### Work instructions
Your answer should be one number: how many lines of the data include the string "this"?

### Records shown
+-------+
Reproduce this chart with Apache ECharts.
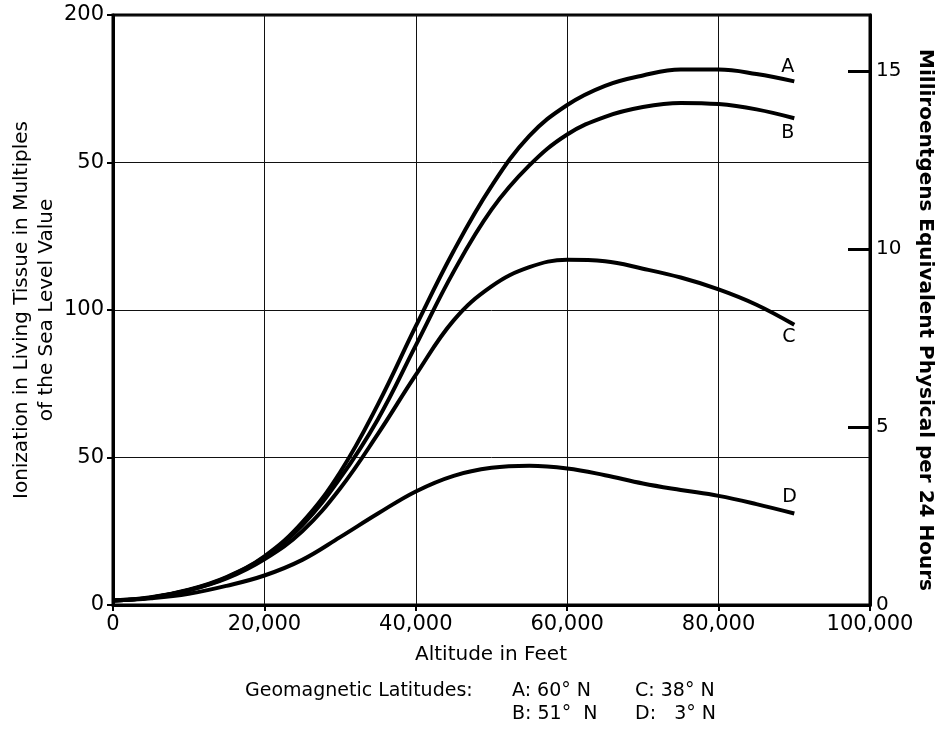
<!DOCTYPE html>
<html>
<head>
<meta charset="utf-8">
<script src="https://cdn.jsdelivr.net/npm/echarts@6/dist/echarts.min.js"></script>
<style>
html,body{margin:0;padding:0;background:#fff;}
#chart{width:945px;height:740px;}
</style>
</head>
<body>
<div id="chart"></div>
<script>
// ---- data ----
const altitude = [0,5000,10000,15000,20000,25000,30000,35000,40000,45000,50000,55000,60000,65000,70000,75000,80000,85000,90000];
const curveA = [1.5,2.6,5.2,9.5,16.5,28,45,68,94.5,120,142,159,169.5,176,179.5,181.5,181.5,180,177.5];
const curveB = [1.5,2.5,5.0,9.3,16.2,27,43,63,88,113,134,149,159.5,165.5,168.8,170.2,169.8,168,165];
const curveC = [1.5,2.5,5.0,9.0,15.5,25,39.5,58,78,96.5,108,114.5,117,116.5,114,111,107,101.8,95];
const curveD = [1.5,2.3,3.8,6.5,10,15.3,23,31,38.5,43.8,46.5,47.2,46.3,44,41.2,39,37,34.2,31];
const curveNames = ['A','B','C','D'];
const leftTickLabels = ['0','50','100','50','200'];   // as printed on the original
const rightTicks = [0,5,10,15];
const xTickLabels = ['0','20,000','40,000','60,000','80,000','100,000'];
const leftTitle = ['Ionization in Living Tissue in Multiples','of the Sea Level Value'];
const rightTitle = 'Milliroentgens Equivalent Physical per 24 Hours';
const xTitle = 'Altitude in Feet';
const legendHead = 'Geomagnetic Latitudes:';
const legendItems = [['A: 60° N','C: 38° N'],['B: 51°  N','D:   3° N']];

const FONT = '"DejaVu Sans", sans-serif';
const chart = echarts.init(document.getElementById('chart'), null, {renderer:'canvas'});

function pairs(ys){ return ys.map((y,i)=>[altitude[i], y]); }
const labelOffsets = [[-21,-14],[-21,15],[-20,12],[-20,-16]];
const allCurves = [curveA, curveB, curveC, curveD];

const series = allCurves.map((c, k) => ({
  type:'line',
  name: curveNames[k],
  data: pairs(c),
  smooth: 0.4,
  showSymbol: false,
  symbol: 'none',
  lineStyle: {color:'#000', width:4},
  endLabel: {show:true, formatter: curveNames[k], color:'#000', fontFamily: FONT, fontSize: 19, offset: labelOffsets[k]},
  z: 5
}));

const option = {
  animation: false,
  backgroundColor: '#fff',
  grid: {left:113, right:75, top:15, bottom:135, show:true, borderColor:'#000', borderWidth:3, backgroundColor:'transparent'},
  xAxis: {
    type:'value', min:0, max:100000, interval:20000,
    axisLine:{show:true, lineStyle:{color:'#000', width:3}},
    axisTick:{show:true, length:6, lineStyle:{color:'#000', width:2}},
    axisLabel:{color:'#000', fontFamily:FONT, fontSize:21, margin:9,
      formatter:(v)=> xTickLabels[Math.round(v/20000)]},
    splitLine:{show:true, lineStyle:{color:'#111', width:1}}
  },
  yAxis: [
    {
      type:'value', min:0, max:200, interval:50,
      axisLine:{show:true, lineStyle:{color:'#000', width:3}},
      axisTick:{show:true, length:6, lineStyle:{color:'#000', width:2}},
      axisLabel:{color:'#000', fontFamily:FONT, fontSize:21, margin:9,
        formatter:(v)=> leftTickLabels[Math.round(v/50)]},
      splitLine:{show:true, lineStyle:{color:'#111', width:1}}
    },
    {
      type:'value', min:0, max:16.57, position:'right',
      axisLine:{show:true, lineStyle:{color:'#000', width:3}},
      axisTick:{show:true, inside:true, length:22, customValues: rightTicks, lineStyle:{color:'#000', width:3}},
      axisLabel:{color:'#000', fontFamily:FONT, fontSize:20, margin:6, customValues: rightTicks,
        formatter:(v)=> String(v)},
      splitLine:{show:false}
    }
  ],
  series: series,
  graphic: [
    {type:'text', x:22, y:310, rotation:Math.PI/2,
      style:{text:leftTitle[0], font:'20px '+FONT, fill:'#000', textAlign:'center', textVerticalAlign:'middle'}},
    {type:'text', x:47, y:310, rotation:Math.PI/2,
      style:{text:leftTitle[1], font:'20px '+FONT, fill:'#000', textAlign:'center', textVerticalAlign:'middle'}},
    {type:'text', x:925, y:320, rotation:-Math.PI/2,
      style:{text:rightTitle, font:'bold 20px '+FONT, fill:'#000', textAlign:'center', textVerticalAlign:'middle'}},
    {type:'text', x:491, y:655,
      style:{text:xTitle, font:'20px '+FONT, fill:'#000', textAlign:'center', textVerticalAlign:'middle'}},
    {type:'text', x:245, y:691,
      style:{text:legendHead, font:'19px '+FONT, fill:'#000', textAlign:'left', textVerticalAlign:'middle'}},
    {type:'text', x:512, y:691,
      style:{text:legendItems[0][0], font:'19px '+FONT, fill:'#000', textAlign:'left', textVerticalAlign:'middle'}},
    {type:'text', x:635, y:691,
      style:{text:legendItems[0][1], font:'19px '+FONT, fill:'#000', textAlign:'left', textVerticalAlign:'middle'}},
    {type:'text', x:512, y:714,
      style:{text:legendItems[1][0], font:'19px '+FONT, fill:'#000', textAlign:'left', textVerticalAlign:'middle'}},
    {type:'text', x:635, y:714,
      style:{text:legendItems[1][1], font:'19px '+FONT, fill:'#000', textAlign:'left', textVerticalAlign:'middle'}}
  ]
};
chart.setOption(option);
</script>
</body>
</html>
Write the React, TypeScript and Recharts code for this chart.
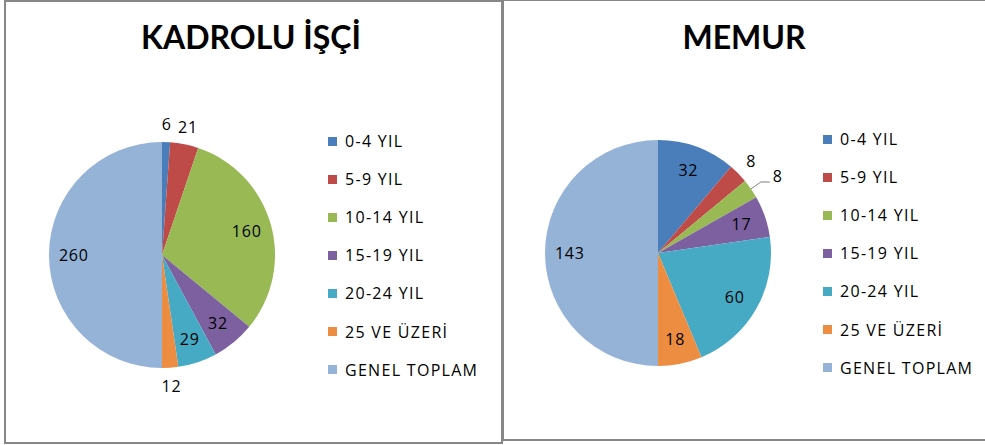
+-------+
### The response
2